*** Data ***

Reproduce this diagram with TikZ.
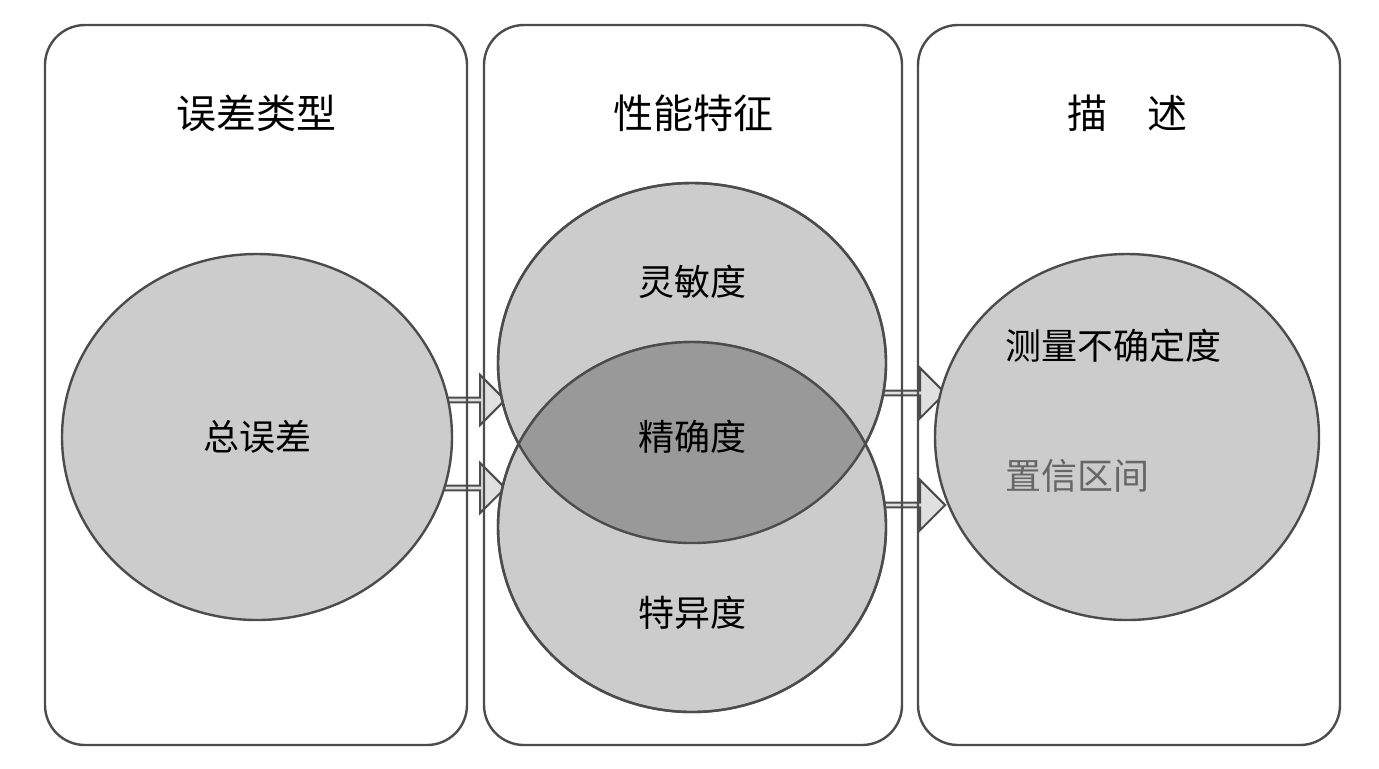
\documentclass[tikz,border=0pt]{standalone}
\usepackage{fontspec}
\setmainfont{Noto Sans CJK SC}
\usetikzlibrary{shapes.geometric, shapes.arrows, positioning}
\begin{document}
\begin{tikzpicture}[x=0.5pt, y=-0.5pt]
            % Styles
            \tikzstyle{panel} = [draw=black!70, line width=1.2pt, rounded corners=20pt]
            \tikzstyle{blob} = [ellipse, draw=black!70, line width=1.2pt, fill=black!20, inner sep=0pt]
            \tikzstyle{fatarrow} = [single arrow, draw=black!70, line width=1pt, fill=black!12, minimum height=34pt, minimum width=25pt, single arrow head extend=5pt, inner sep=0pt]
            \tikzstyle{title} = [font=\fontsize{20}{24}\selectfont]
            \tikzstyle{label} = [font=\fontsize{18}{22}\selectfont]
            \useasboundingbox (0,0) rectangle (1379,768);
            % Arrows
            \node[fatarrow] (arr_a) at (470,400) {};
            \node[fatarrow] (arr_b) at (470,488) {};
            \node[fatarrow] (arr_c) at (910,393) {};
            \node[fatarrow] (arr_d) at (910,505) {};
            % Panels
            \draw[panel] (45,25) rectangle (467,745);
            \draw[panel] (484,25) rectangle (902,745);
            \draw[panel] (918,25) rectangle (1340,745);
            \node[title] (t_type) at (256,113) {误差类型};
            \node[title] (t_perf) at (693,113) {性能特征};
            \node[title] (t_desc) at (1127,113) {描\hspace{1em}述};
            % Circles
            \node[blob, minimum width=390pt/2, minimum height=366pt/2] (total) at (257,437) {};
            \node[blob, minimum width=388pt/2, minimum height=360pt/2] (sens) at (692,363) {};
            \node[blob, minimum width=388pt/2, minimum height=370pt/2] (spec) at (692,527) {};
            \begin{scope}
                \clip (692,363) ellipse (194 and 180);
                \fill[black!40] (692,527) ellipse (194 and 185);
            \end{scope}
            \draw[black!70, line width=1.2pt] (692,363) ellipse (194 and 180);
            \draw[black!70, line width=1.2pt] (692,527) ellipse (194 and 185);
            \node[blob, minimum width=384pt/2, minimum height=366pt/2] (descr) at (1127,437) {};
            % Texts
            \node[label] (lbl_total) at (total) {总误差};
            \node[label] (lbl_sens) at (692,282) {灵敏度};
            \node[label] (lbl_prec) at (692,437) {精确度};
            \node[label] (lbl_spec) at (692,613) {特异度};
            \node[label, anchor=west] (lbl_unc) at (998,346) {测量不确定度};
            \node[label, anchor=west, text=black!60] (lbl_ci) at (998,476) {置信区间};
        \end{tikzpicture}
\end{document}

***

Task:
Copy the material above exactly and drop the pictures.

Result for this exercise:
Reproduce this diagram with TikZ.
\documentclass[tikz,border=0pt]{standalone}
\usepackage{fontspec}
\setmainfont{Noto Sans CJK SC}
\usetikzlibrary{shapes.geometric, shapes.arrows, positioning}
\begin{document}
\begin{tikzpicture}[x=0.5pt, y=-0.5pt]
            % Styles
            \tikzstyle{panel} = [draw=black!70, line width=1.2pt, rounded corners=20pt]
            \tikzstyle{blob} = [ellipse, draw=black!70, line width=1.2pt, fill=black!20, inner sep=0pt]
            \tikzstyle{fatarrow} = [single arrow, draw=black!70, line width=1pt, fill=black!12, minimum height=34pt, minimum width=25pt, single arrow head extend=5pt, inner sep=0pt]
            \tikzstyle{title} = [font=\fontsize{20}{24}\selectfont]
            \tikzstyle{label} = [font=\fontsize{18}{22}\selectfont]
            \useasboundingbox (0,0) rectangle (1379,768);
            % Arrows
            \node[fatarrow] (arr_a) at (470,400) {};
            \node[fatarrow] (arr_b) at (470,488) {};
            \node[fatarrow] (arr_c) at (910,393) {};
            \node[fatarrow] (arr_d) at (910,505) {};
            % Panels
            \draw[panel] (45,25) rectangle (467,745);
            \draw[panel] (484,25) rectangle (902,745);
            \draw[panel] (918,25) rectangle (1340,745);
            \node[title] (t_type) at (256,113) {误差类型};
            \node[title] (t_perf) at (693,113) {性能特征};
            \node[title] (t_desc) at (1127,113) {描\hspace{1em}述};
            % Circles
            \node[blob, minimum width=390pt/2, minimum height=366pt/2] (total) at (257,437) {};
            \node[blob, minimum width=388pt/2, minimum height=360pt/2] (sens) at (692,363) {};
            \node[blob, minimum width=388pt/2, minimum height=370pt/2] (spec) at (692,527) {};
            \begin{scope}
                \clip (692,363) ellipse (194 and 180);
                \fill[black!40] (692,527) ellipse (194 and 185);
            \end{scope}
            \draw[black!70, line width=1.2pt] (692,363) ellipse (194 and 180);
            \draw[black!70, line width=1.2pt] (692,527) ellipse (194 and 185);
            \node[blob, minimum width=384pt/2, minimum height=366pt/2] (descr) at (1127,437) {};
            % Texts
            \node[label] (lbl_total) at (total) {总误差};
            \node[label] (lbl_sens) at (692,282) {灵敏度};
            \node[label] (lbl_prec) at (692,437) {精确度};
            \node[label] (lbl_spec) at (692,613) {特异度};
            \node[label, anchor=west] (lbl_unc) at (998,346) {测量不确定度};
            \node[label, anchor=west, text=black!60] (lbl_ci) at (998,476) {置信区间};
        \end{tikzpicture}
\end{document}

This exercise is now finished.